Like B.D. argued back in October, the Council Task Force members are worried that Iraqification of security tasks may be proceeeding in premature fashion (though the Task Force rightly supports Iraqification in principle).

For some of the problems related to Iraqification, go here. (More here too).

Soundbite: Training has been haphazard, Iraqi recruits have been poorly paid and treated (half the first battalion therefore resigned), the command has been exclusively American (not even an Iraqi Defense Minister for political oversight purposes), instruction has been curtailed in many cases, and recent ideas to draw on pre-existing politically affiliated militias have lead to fears of privatization, amotization and politicization of security institutions.

I believe too rapid Iraqification, far from being a panacea, could prove a death knell with regard to the "critical enabler" of providing real security--the keystone to success in Iraq.

This means, of course, that we likely (as I've argued for many months) need more troops in theater rather than fewer.

Especially as our new prioritization of "force protection" impacts the efficacy of the Iraqification effort itself. One way to train Iraqi troops, after all, is to have them accompany U.S. forces on patrol or engaged in counter-insurgency operations. That will obviously happen less frequently if many of our troops are too often hunkered down in bases.

(Note, relatedly, that the Task Force makes another apropos recommendation: "The U.S. military should continue and accelerate partnering with Iraqi forces and should link the pace of any U.S. troop withdrawals to clear criteria that includes ongoing risks to Iraqi civilians as well as their perceptions of their own security.")

Force Posture Issues

All this argues for the need to have more rather than fewer troops in Iraq at this juncture. Of course, that doesn't appear to be in the cards.

So we need to make concerted efforts to get more constabulatory forces in theater (from the U.N. and/or NATO) in parts of the country outside of the Sunni Triangle that are relatively peaceful.

This would, in turn, free up some troops for robust counter-insurgency operations (that limit harm, as much as possible, to innocent locals, so as to mitigate loss of proverbial 'hearts and minds') in the Sunni Triangle and large cities where urban guerrilla warfare is increasingly brewing.

I'm not a military man and don't want to play armchair general and opine on troop mix/number issues and such.

But it bears mentioning, as the Task Force does, that in Kosovo, for instance, a more developed country about 1/10 the size of Iraq, we have 4,000 international civilian police in active service.

In Iraq, maybe 1,500, at the very most.

Ditto traditional non-constabulatory troops, per the numbers of our deployment in Bosnia, would have argued for a troop presence of 300,000-450,000 in Iraq.

I'm not sure this would do the trick. Readers, when I've writtten this in the past, tell me more troops would be a disaster (more sitting ducks, not needed anyway, better intelligence the key not more boots on the ground etc).

But we are failing, pretty dismally, in terms of the "critical enabler" of providing security for Iraqis.
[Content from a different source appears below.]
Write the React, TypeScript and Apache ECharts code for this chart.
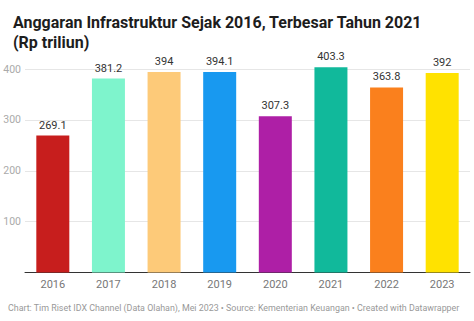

And Iraqis are getting angry at us because of it.

Present and Future Challenges: The Three-Block War

Some final thoughts.

I recently heard a former Marine Commander discuss something he called the "three-block war."

In a nutshell, he believes we need soldiers who can perform nation-building style gendarmarie duties one day, separate belligerents the next as peacekeepers, and engage in active combat the day after that.

He didn't buy the argument that an amorphous warrior ethos suffers when soldiers are called to so multi-task.

For him, the future of warfare is Iraq.

The enemy will bomb hotels and ICRC HQs willy-nilly, attempt to stoke civil war among different sects, plant I.E.D.s, ambush soldiers, hide amidst families in villages.

The U.S. soldier of the 21st Century, his thinking goes, needs to be able to handle all such challenges pretty much simultaneously.

We don't have such soldiers available yet in requisite numbers. But we might as well enhance our troop mix in country so as to better facilitate having the optimal force mix on the ground that best allows handling these varieagated challenges. I'm not sure we've really given that enough serious thought.

I suspect, deep down, most Iraqis don't want U.S. troops to leave yet because there is still some residual good will stemming from our unseating of Saddam and, perhaps more important, many fear internecine score-settling will pick up pace as soon as the G.I.s vacate the country.

So we need to stay. But, if we can't provide security, we will be resented more daily.

And to achieve security, we need to risk more of our soldiers lives in robust counter-insurgency efforts (rather than rush Iraqification) and do so in a way that doesn't overly alienate locals--a highly difficult balancing act.

It was never going to be easy. The post-war, as many observers noted even before the war, was always going to be infinitely more complex than the major combat phase of the conflict.

But now we are there and need to make all best efforts to eventually prevail and allow for a unitary, democratic Iraqi state to emerge.

Like with the moribund Israeli-Palestinian "peace process", I'm smelling some policy-making fatigue in Iraq too.

We simply can't afford such policy stagnation, however. The stakes are just too high.

I don't have any concrete answers.

Finally, I'm just throwing out ideas that I believe merit a wider airing--even if just in the relatively modest precincts of the blogosphere. E-mailed feedback welcome.